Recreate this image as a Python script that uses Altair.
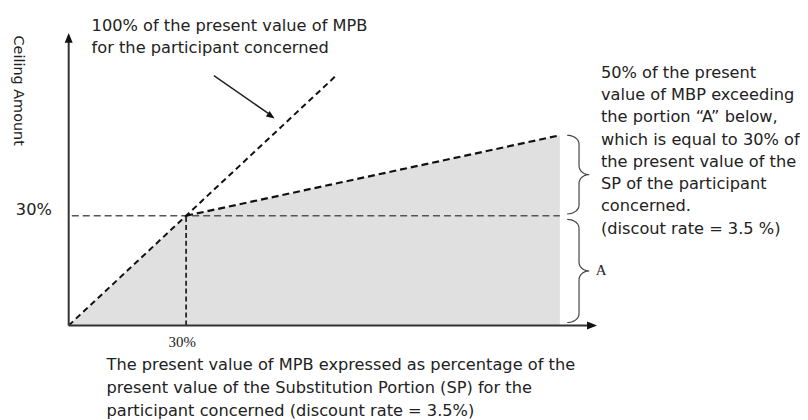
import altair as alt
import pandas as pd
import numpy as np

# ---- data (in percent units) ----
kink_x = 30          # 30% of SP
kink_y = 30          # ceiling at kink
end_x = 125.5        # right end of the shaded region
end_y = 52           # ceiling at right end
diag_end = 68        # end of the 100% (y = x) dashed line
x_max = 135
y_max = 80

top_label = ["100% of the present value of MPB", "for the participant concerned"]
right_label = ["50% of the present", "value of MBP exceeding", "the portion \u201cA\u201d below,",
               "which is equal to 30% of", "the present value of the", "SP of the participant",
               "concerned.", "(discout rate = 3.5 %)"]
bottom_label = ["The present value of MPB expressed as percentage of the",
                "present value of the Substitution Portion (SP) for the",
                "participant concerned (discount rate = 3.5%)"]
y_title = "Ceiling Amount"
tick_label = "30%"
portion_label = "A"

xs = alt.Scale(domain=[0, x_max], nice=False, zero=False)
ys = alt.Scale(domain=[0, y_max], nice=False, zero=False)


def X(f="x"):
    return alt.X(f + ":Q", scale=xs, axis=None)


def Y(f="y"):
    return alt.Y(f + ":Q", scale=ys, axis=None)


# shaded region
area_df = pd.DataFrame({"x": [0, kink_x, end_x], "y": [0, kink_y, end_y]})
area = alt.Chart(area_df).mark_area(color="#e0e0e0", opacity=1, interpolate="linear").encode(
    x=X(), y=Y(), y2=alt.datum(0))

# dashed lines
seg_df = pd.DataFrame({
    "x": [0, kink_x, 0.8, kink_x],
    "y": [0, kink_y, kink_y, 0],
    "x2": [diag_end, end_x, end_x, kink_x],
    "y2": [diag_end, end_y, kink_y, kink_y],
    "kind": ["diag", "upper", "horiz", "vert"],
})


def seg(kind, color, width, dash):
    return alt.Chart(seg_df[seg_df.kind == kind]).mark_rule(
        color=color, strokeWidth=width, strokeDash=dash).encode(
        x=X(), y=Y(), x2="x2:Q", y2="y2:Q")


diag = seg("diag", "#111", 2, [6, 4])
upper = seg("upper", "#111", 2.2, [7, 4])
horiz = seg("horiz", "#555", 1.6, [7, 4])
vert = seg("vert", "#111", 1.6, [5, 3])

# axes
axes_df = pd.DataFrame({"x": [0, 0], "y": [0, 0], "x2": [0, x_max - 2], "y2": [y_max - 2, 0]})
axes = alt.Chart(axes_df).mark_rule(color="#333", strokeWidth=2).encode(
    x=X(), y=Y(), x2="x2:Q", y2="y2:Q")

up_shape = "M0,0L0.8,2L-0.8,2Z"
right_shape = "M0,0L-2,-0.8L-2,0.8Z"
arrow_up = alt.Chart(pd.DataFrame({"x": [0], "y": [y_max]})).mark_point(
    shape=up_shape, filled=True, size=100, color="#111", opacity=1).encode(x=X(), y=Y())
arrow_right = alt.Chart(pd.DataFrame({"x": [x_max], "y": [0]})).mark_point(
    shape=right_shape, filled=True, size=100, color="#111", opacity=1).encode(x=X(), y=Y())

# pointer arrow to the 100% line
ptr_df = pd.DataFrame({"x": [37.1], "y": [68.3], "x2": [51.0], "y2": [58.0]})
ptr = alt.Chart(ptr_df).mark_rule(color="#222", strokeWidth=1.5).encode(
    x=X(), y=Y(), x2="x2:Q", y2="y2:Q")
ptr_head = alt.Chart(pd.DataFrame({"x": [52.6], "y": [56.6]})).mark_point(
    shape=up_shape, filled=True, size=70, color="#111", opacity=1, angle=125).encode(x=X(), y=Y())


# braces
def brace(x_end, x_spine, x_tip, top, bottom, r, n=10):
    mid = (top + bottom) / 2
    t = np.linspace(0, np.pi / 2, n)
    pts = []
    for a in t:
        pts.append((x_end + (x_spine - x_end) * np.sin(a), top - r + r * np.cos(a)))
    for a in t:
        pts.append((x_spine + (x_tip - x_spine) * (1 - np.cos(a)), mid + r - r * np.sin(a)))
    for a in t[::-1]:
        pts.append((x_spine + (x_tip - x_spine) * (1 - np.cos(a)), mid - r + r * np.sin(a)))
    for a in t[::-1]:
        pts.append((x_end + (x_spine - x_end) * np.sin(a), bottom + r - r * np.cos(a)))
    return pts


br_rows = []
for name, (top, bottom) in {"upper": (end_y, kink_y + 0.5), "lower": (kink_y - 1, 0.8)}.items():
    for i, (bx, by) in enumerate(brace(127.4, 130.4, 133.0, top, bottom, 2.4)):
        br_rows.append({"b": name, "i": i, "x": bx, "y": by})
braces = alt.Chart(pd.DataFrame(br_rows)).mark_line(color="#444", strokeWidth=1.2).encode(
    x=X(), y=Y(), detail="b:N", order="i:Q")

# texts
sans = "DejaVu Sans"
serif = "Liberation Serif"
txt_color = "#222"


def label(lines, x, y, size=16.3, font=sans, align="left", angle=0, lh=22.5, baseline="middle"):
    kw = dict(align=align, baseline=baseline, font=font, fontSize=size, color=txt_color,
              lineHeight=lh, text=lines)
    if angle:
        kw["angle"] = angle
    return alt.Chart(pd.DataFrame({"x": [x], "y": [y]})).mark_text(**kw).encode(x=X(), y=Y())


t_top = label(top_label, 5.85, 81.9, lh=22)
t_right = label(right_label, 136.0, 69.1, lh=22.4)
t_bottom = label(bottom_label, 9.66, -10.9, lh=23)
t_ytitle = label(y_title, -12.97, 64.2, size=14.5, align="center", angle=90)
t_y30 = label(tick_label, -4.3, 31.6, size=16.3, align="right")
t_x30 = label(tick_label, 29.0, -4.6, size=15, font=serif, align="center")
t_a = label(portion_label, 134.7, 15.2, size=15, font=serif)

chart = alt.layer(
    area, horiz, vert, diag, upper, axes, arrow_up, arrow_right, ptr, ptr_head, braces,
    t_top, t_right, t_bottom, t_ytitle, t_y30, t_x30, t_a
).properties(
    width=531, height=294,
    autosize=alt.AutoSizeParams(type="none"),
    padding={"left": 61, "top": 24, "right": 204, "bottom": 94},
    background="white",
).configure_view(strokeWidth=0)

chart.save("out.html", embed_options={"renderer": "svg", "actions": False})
========================================
TASK BRIEF
Reproduce the material word for word. Any pictures should be left out of the copy.

OUTPUT BELOW
Recreate this image as a Python script that uses Altair.
import altair as alt
import pandas as pd
import numpy as np

# ---- data (in percent units) ----
kink_x = 30          # 30% of SP
kink_y = 30          # ceiling at kink
end_x = 125.5        # right end of the shaded region
end_y = 52           # ceiling at right end
diag_end = 68        # end of the 100% (y = x) dashed line
x_max = 135
y_max = 80

top_label = ["100% of the present value of MPB", "for the participant concerned"]
right_label = ["50% of the present", "value of MBP exceeding", "the portion \u201cA\u201d below,",
               "which is equal to 30% of", "the present value of the", "SP of the participant",
               "concerned.", "(discout rate = 3.5 %)"]
bottom_label = ["The present value of MPB expressed as percentage of the",
                "present value of the Substitution Portion (SP) for the",
                "participant concerned (discount rate = 3.5%)"]
y_title = "Ceiling Amount"
tick_label = "30%"
portion_label = "A"

xs = alt.Scale(domain=[0, x_max], nice=False, zero=False)
ys = alt.Scale(domain=[0, y_max], nice=False, zero=False)


def X(f="x"):
    return alt.X(f + ":Q", scale=xs, axis=None)


def Y(f="y"):
    return alt.Y(f + ":Q", scale=ys, axis=None)


# shaded region
area_df = pd.DataFrame({"x": [0, kink_x, end_x], "y": [0, kink_y, end_y]})
area = alt.Chart(area_df).mark_area(color="#e0e0e0", opacity=1, interpolate="linear").encode(
    x=X(), y=Y(), y2=alt.datum(0))

# dashed lines
seg_df = pd.DataFrame({
    "x": [0, kink_x, 0.8, kink_x],
    "y": [0, kink_y, kink_y, 0],
    "x2": [diag_end, end_x, end_x, kink_x],
    "y2": [diag_end, end_y, kink_y, kink_y],
    "kind": ["diag", "upper", "horiz", "vert"],
})


def seg(kind, color, width, dash):
    return alt.Chart(seg_df[seg_df.kind == kind]).mark_rule(
        color=color, strokeWidth=width, strokeDash=dash).encode(
        x=X(), y=Y(), x2="x2:Q", y2="y2:Q")


diag = seg("diag", "#111", 2, [6, 4])
upper = seg("upper", "#111", 2.2, [7, 4])
horiz = seg("horiz", "#555", 1.6, [7, 4])
vert = seg("vert", "#111", 1.6, [5, 3])

# axes
axes_df = pd.DataFrame({"x": [0, 0], "y": [0, 0], "x2": [0, x_max - 2], "y2": [y_max - 2, 0]})
axes = alt.Chart(axes_df).mark_rule(color="#333", strokeWidth=2).encode(
    x=X(), y=Y(), x2="x2:Q", y2="y2:Q")

up_shape = "M0,0L0.8,2L-0.8,2Z"
right_shape = "M0,0L-2,-0.8L-2,0.8Z"
arrow_up = alt.Chart(pd.DataFrame({"x": [0], "y": [y_max]})).mark_point(
    shape=up_shape, filled=True, size=100, color="#111", opacity=1).encode(x=X(), y=Y())
arrow_right = alt.Chart(pd.DataFrame({"x": [x_max], "y": [0]})).mark_point(
    shape=right_shape, filled=True, size=100, color="#111", opacity=1).encode(x=X(), y=Y())

# pointer arrow to the 100% line
ptr_df = pd.DataFrame({"x": [37.1], "y": [68.3], "x2": [51.0], "y2": [58.0]})
ptr = alt.Chart(ptr_df).mark_rule(color="#222", strokeWidth=1.5).encode(
    x=X(), y=Y(), x2="x2:Q", y2="y2:Q")
ptr_head = alt.Chart(pd.DataFrame({"x": [52.6], "y": [56.6]})).mark_point(
    shape=up_shape, filled=True, size=70, color="#111", opacity=1, angle=125).encode(x=X(), y=Y())


# braces
def brace(x_end, x_spine, x_tip, top, bottom, r, n=10):
    mid = (top + bottom) / 2
    t = np.linspace(0, np.pi / 2, n)
    pts = []
    for a in t:
        pts.append((x_end + (x_spine - x_end) * np.sin(a), top - r + r * np.cos(a)))
    for a in t:
        pts.append((x_spine + (x_tip - x_spine) * (1 - np.cos(a)), mid + r - r * np.sin(a)))
    for a in t[::-1]:
        pts.append((x_spine + (x_tip - x_spine) * (1 - np.cos(a)), mid - r + r * np.sin(a)))
    for a in t[::-1]:
        pts.append((x_end + (x_spine - x_end) * np.sin(a), bottom + r - r * np.cos(a)))
    return pts


br_rows = []
for name, (top, bottom) in {"upper": (end_y, kink_y + 0.5), "lower": (kink_y - 1, 0.8)}.items():
    for i, (bx, by) in enumerate(brace(127.4, 130.4, 133.0, top, bottom, 2.4)):
        br_rows.append({"b": name, "i": i, "x": bx, "y": by})
braces = alt.Chart(pd.DataFrame(br_rows)).mark_line(color="#444", strokeWidth=1.2).encode(
    x=X(), y=Y(), detail="b:N", order="i:Q")

# texts
sans = "DejaVu Sans"
serif = "Liberation Serif"
txt_color = "#222"


def label(lines, x, y, size=16.3, font=sans, align="left", angle=0, lh=22.5, baseline="middle"):
    kw = dict(align=align, baseline=baseline, font=font, fontSize=size, color=txt_color,
              lineHeight=lh, text=lines)
    if angle:
        kw["angle"] = angle
    return alt.Chart(pd.DataFrame({"x": [x], "y": [y]})).mark_text(**kw).encode(x=X(), y=Y())


t_top = label(top_label, 5.85, 81.9, lh=22)
t_right = label(right_label, 136.0, 69.1, lh=22.4)
t_bottom = label(bottom_label, 9.66, -10.9, lh=23)
t_ytitle = label(y_title, -12.97, 64.2, size=14.5, align="center", angle=90)
t_y30 = label(tick_label, -4.3, 31.6, size=16.3, align="right")
t_x30 = label(tick_label, 29.0, -4.6, size=15, font=serif, align="center")
t_a = label(portion_label, 134.7, 15.2, size=15, font=serif)

chart = alt.layer(
    area, horiz, vert, diag, upper, axes, arrow_up, arrow_right, ptr, ptr_head, braces,
    t_top, t_right, t_bottom, t_ytitle, t_y30, t_x30, t_a
).properties(
    width=531, height=294,
    autosize=alt.AutoSizeParams(type="none"),
    padding={"left": 61, "top": 24, "right": 204, "bottom": 94},
    background="white",
).configure_view(strokeWidth=0)

chart.save("out.html", embed_options={"renderer": "svg", "actions": False})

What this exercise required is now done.